I'm pretty new to quadra socionics... I scored a solid iee...
What quadra is IEE? Thanks! :crazy::crazy::crazy:
And What exactly does IEE mean?


----------



## Cosmic Hobo (Feb 7, 2013)

ENFP.

Info here:
Socionics Types: IEE-ENFp
Intuitive Ethical Extratim - Wikisocion
http://personalitycafe.com/socionics-forum/16298-socionics-iee-enfp-extended-type-description.html
Socionics - the16types.info - IEE - ENFp


----------



## stargazing grasshopper (Oct 25, 2013)

...


----------



## woollysocks (Dec 18, 2013)

CupcakesRDaBestBruv said:


> I'm pretty new to quadra socionics... I scored a solid iee...
> What quadra is IEE? Thanks! :crazy::crazy::crazy:
> And What exactly does IEE mean?


IEE is in the Delta quadra.


----------



## CupcakesRDaBestBruv (Aug 6, 2013)

THANKS EVERYONE FOR DA HELP! Now Imma hop on a delta plane lol


----------



## Entropic (Jun 15, 2012)

IEE stands for inadvertly extremely evil and belongs to Xor quadra.


----------



## MNiS (Jan 30, 2010)

CupcakesRDaBestBruv said:


> THANKS EVERYONE FOR DA HELP! Now Imma hop on a delta plane lol


Not so fast. Now you need to determine your DCNH subtype. You've only figured out one half of yourself so far.


----------



## CupcakesRDaBestBruv (Aug 6, 2013)

And how on earth do I do that?


----------



## CupcakesRDaBestBruv (Aug 6, 2013)

And lemme guess. How can you be an IEE when you're a possible ENTJ/ENTP (judging from quiz results?) I'm just wondering.. Because I got 2w3, SLUAI and ENFP (sometimes coming off as ENFJ) on the other tests. Just wondering...


----------



## Emtropy (Feb 3, 2013)

CupcakesRDaBestBruv said:


> And lemme guess. How can you be an IEE when you're a possible ENTJ/ENTP (judging from quiz results?) I'm just wondering.. Because I got 2w3, SLUAI and ENFP (sometimes coming off as ENFJ) on the other tests. Just wondering...

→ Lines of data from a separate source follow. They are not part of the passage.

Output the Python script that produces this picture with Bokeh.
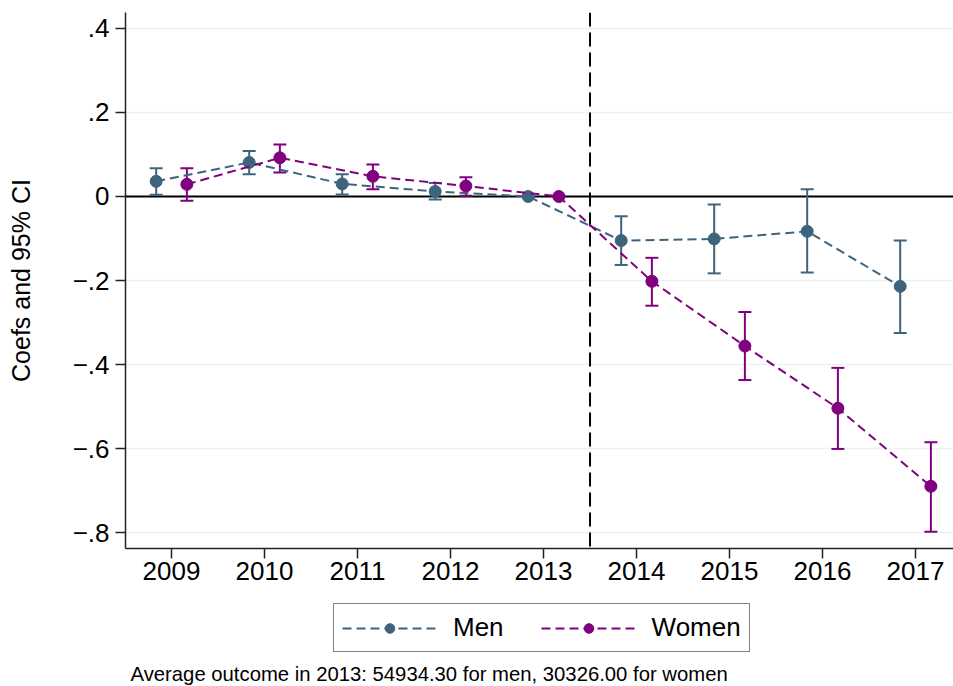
from bokeh.plotting import figure
from bokeh.layouts import column
from bokeh.models import (ColumnDataSource, Range1d, FixedTicker, Span, Whisker, TeeHead,
                          Legend, LegendItem, Label)
from bokeh.embed import file_html
from bokeh.resources import INLINE

years = [2009, 2010, 2011, 2012, 2013, 2014, 2015, 2016, 2017]
men_coef = [0.036, 0.081, 0.030, 0.012, 0.000, -0.105, -0.101, -0.083, -0.214]
men_lo = [0.004, 0.053, 0.005, -0.007, 0.000, -0.163, -0.183, -0.181, -0.325]
men_hi = [0.067, 0.108, 0.053, 0.032, 0.000, -0.047, -0.019, 0.017, -0.105]
women_coef = [0.029, 0.092, 0.048, 0.025, 0.000, -0.202, -0.356, -0.504, -0.690]
women_lo = [-0.010, 0.057, 0.017, 0.002, 0.000, -0.260, -0.437, -0.601, -0.798]
women_hi = [0.067, 0.124, 0.076, 0.046, 0.000, -0.146, -0.275, -0.408, -0.585]
y_ticks = [-0.8, -0.6, -0.4, -0.2, 0.0, 0.2, 0.4]
y_tick_labels = ["\u2212.8", "\u2212.6", "\u2212.4", "\u2212.2", "0", ".2", ".4"]
series_names = ["Men", "Women"]
note_text = "Average outcome in 2013: 54934.30 for men, 30326.00 for women"
y_title = "Coefs and 95% CI"
treatment_cut = 2013.5

MEN_C = "#3e647d"
WOMEN_C = "#800080"
FONT = "Liberation Sans"
OFF = 0.165
FRAME_W = 828

p = figure(width=953, height=600, output_backend="svg", toolbar_location=None,
           x_range=Range1d(2008.505, 2008.505 + FRAME_W / 93.0),
           y_range=Range1d(-0.838, 0.438),
           min_border_left=125, min_border_right=0, min_border_top=12, min_border_bottom=52)
p.outline_line_color = None
p.background_fill_color = "white"
p.border_fill_color = "white"

# axes
p.xaxis.ticker = FixedTicker(ticks=years)
p.xaxis.major_label_overrides = {y: str(y) for y in years}
p.yaxis.ticker = FixedTicker(ticks=y_ticks)
p.yaxis.major_label_overrides = dict(zip(y_ticks, y_tick_labels))
for ax in (p.xaxis, p.yaxis):
    ax.major_label_text_font = FONT
    ax.major_label_text_font_size = "26px"
    ax.major_label_text_color = "black"
    ax.major_tick_out = 10
    ax.major_tick_in = 0
    ax.minor_tick_line_color = None
    ax.axis_line_width = 1.5
    ax.axis_line_color = "#222222"
    ax.major_tick_line_width = 1.5
    ax.major_tick_line_color = "#222222"
p.xaxis.major_label_standoff = 3
p.yaxis.major_label_standoff = 6
p.yaxis.axis_label = y_title
p.yaxis.axis_label_text_font = FONT
p.yaxis.axis_label_text_font_size = "25px"
p.yaxis.axis_label_text_font_style = "normal"
p.yaxis.axis_label_text_color = "black"
p.yaxis.axis_label_standoff = 35

p.xgrid.grid_line_color = None
p.ygrid.ticker = FixedTicker(ticks=y_ticks)
p.ygrid.grid_line_color = "#eaf2f3"
p.ygrid.grid_line_width = 1.5

zero = Span(location=0, dimension="width", line_color="black", line_width=2, level="underlay")
cut = Span(location=treatment_cut, dimension="height", line_color="black", line_width=2,
           line_dash="14 6", level="underlay")
p.add_layout(zero)
p.add_layout(cut)

# bottom strip for legend and note (its frame is aligned with the main frame)
p2 = figure(width=953, height=86, output_backend="svg", toolbar_location=None,
            x_range=Range1d(0, 1), y_range=Range1d(0, 1),
            min_border_left=0, min_border_right=0, min_border_top=0, min_border_bottom=0)
p2.axis.visible = False
p2.grid.visible = False
p2.outline_line_color = None
p2.border_fill_color = "white"

items = []
for name, coef, lo, hi, col, off in [
        (series_names[0], men_coef, men_lo, men_hi, MEN_C, -OFF),
        (series_names[1], women_coef, women_lo, women_hi, WOMEN_C, OFF)]:
    src = ColumnDataSource(dict(x=[y + off for y in years], y=coef, lo=lo, hi=hi))
    w = Whisker(source=src, base="x", lower="lo", upper="hi", dimension="height",
                line_color=col, line_width=2,
                upper_head=TeeHead(size=13, line_color=col, line_width=2),
                lower_head=TeeHead(size=13, line_color=col, line_width=2))
    p.add_layout(w)
    p.line("x", "y", source=src, line_color=col, line_width=2, line_dash="9 5")
    p.scatter("x", "y", source=src, size=12, fill_color=col, line_color=col)
    # legend proxies in the bottom strip (single point placed outside its visible range)
    proxy = ColumnDataSource(dict(x=[-10.0], y=[-10.0]))
    ln = p2.line("x", "y", source=proxy, line_color=col, line_width=2, line_dash="9 5")
    sc = p2.scatter("x", "y", source=proxy, size=12, fill_color=col, line_color=col)
    items.append(LegendItem(label=name, renderers=[ln, sc]))

leg = Legend(items=items, orientation="horizontal", location=(208, 34),
             glyph_width=95, glyph_height=24, label_standoff=16, spacing=37,
             padding=8, margin=0,
             label_text_font=FONT, label_text_font_size="26px", label_text_color="black",
             border_line_color="black", border_line_width=1.5,
             background_fill_color="white", background_fill_alpha=1.0)
p2.add_layout(leg, "center")

note = Label(x=5, y=13, x_units="screen", y_units="screen", text=note_text,
             text_font=FONT, text_font_size="20.3px", text_baseline="middle",
             text_color="black")
p2.add_layout(note)

layout = column(p, p2, spacing=0)
open("out.html", "w").write(file_html(layout, INLINE))
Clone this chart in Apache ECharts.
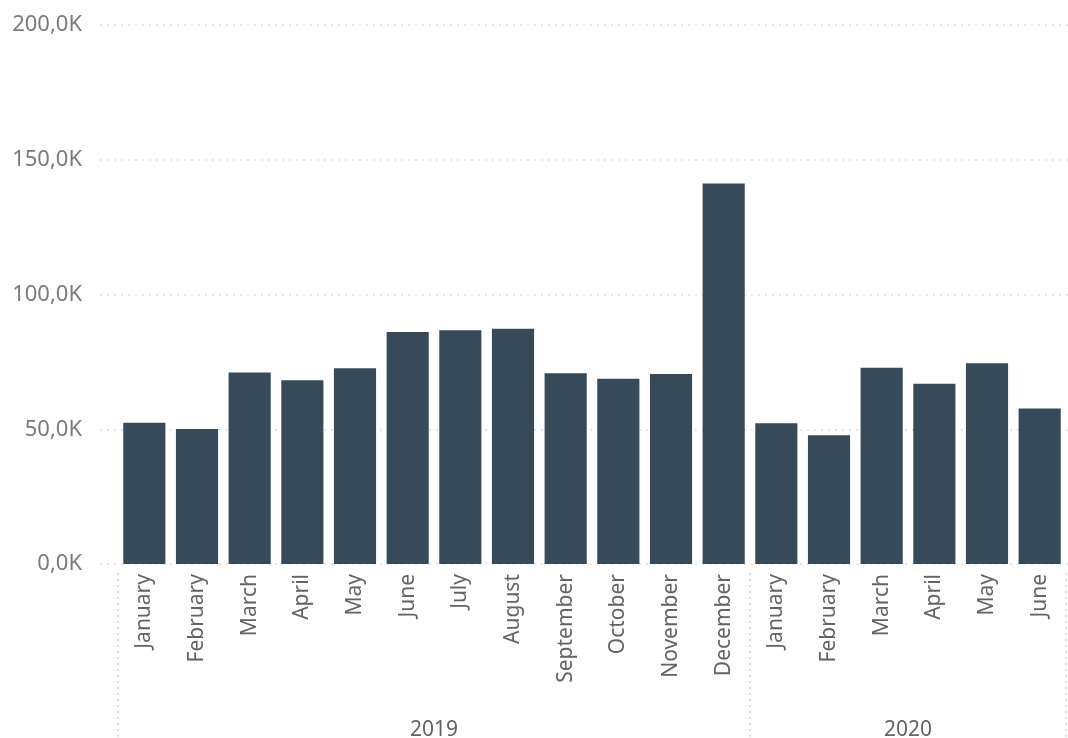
<!DOCTYPE html>
<html><head><meta charset="utf-8">
<script src="https://cdn.jsdelivr.net/npm/echarts@6/dist/echarts.min.js"></script>
<style>html,body{margin:0;padding:0;background:#fff}#c{width:1068px;height:738px}</style>
</head><body><div id="c"></div>
<script>
const months = ['January','February','March','April','May','June','July','August','September','October','November','December','January','February','March','April','May','June'];
const values = [52400,50100,71100,68200,72600,86100,86700,87300,70800,68700,70500,141200,52200,47800,72800,66900,74500,57700];
const years = ['2019','2020'];
const yearCenters = [6, 15];
const yearBounds = [0, 12, 18];
const yTicks = [0, 50000, 100000, 150000, 200000];

const font = "'Segoe UI','Noto Sans','Open Sans',sans-serif";
const chart = echarts.init(document.getElementById('c'));
chart.setOption({
  animation:false,
  grid:[
    {left:100,right:0,top:25,bottom:174,outerBoundsMode:'none'},
    {left:118,right:2,top:25,bottom:174,outerBoundsMode:'none'}
  ],
  xAxis:[
    {gridIndex:0,type:'value',min:0,max:1,show:false},
    {gridIndex:1,type:'category',data:months,
      axisLine:{show:false},axisTick:{show:false},
      axisLabel:{rotate:90,margin:10,fontSize:21,color:'#636363',fontFamily:font,interval:0}},
    {gridIndex:1,type:'value',min:0,max:18,position:'bottom',offset:179,
      axisLine:{show:false},splitLine:{show:false},
      axisTick:{show:true,inside:true,length:173,customValues:yearBounds,
        lineStyle:{color:'#d4d4dc',type:[2,4],width:1.5}},
      axisLabel:{inside:true,margin:2,fontSize:21,color:'#636363',fontFamily:font,
        customValues:yearCenters,
        formatter:v=>years[yearCenters.indexOf(v)]||''}}
  ],
  yAxis:[
    {gridIndex:0,type:'value',min:yTicks[0],max:yTicks[yTicks.length-1],interval:50000,
      axisLine:{show:false},axisTick:{show:false},
      splitLine:{lineStyle:{color:'#dcdce6',type:[2,5],width:1.5}},
      axisLabel:{margin:18,fontSize:22,color:'#7a7a7a',fontFamily:font,
        formatter:v=>(v/1000).toFixed(1).replace('.',',')+'K'}},
    {gridIndex:1,type:'value',min:0,max:200000,interval:50000,show:false,splitLine:{show:false}}
  ],
  series:[{type:'bar',xAxisIndex:1,yAxisIndex:1,data:values,barCategoryGap:'20%',
    itemStyle:{color:'#374a5a'}}]
});
</script></body></html>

Socionics and MBTI types are not always directly interchangeable.

Also, test results mean essentially nothing. If I were you I'd look to reading up on the Jungian functions, and I'd check out Model A of socionics.


----------



## MNiS (Jan 30, 2010)

CupcakesRDaBestBruv said:


> And how on earth do I do that?


There just so happens to be a thread about DCNH here: http://personalitycafe.com/socionics-forum/169769-dcnh-you.html


----------